Ageshinkole, c’est l’invincible roi des voleurs qui vient faire voler la paix en éclats en instaurant la terreur dans la communauté au moment où le roi s’apprête à commencer son règne.
Avant Ageshinkole était Adeoye, un jeune homme calme qui visait la position de roi de la communauté. Après avoir subi la trahison des anciens en qui il avait confiance pour l’aider à atteindre son objectif, il se fait piéger et son meilleur ami et lui finissent exterminés. Ce sont leurs esprits réincarnés, qui transcendent les limites du potentiel humain et des ordonnances physiques pour faire des ravages dans la communauté.
Intrigues principale et secondaire se retrouvent mêlées l’une à l’autre par le combat qui oppose Oguntade à Ageshinkole dans une bataille scintillante d’incantation, de magie et de spiritualité.
Le pouvoir du travail bien fait
King of Thieves est un film qui transforme le répertoire mythique des anciennes troupes de théâtre yoruba en lui injectant une technique et une vigueur modernes et en le préservant pour la postérité.
Il s’agit d’un récit simple mais féroce avec une intrigue intense menée par les performances élégantes et truculentes d’un couple de personnages bien développés.
Femi Adebayo offre une performance vicieuse et majestueuse. Tandis que nous avons droit à une sublime performance d’Odunlade Adekola en tant que monarque troublé de la communauté.
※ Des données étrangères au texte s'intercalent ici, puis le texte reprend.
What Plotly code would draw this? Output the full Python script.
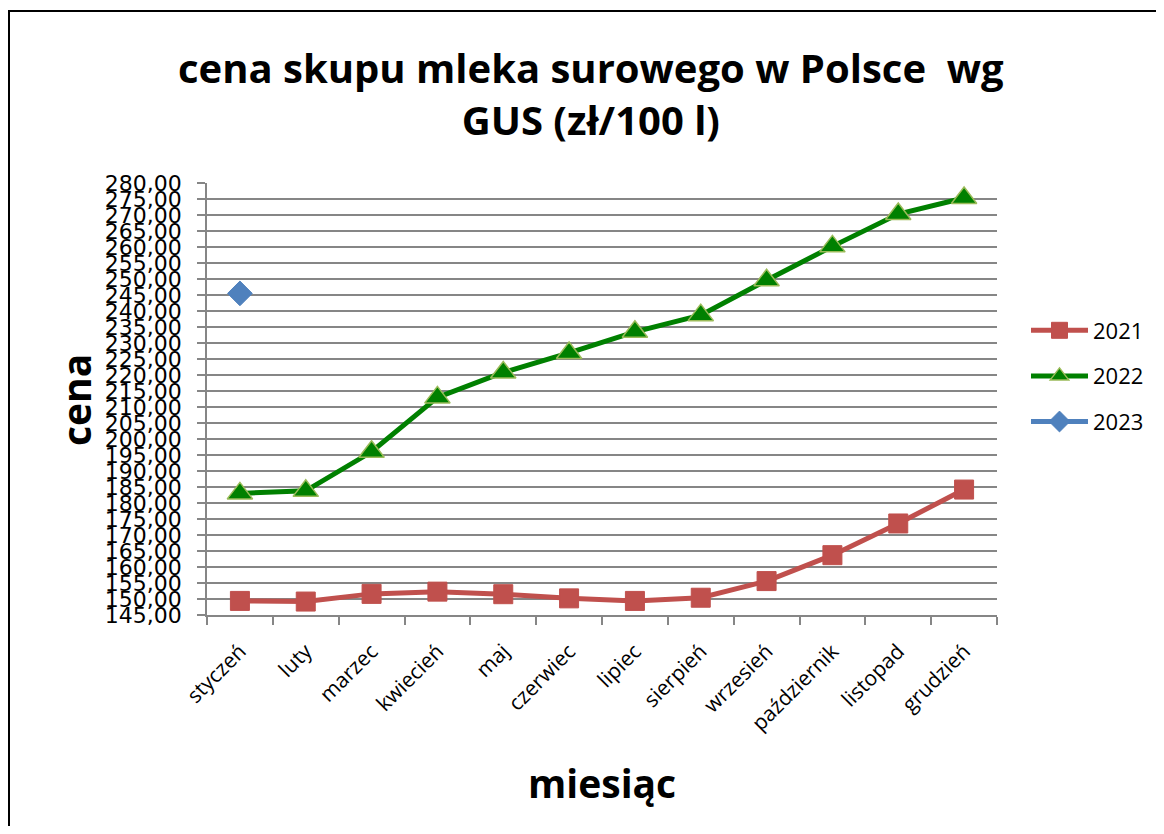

Sans trop en faire, il fait preuve d’une puissance à la grande et décente dans sa façon de dépeindre son angoisse intérieure et ses emportements lorsqu’il fustige les forces puissantes de la communauté.
Ce sont son comportement, son énergie et sa langue d’argent aidant le film à atteindre son objectif qui rendent Ibrahim Chatta aussi élégant et mémorable. Quant à Toyin Abraham, elle livre une performance intense et remarquable même si son interprétation est légèrement entachée par une dramatisation excessive.
Le point fort du film
Outre les acteurs et l’histoire, il s’agit probablement de la narration en voix off, dont le film se sert pour explorer une perspective personnelle et combler les lacunes qui auraient entraîné des trous dans l’intrigue. La voix de Segun Arinze est parfaitement utilisée pour déployer le récit tel une poésie harmonisée par la, avec une verve et un rythme dramatiques.
Au-delà de l’histoire macabre du châtiment, King Of Thieves c’est aussi une histoire d’amour, d’amertume et de sacrifice ainsi que vue à travers l’intrigue secondaire. C’est un film qui s’appuie sur la matrice surnaturelle et le conte populaire yoruba pour diffuser au monde le message de la vertu et du renouveau culturel.
Autres choses à retenir de ce film, ce sont sa conciliation métaphysique, son intrigue et son dénouement, qui sont à la hauteur de son récit folklorique. Sans oublier la façon intelligente dont il superpose le théâtre traditionnel yoruba au dynamisme surnaturel du cinéma.
Le film se termine dans un style didactique de théâtre traditionnel yoruba. Les gens convergent et l’antagoniste, devenu protagoniste et divinité, donne des instructions chargées de commentaires sociaux : il exhorte le peuple à s’éloigner du mal pour éviter les calamités futures.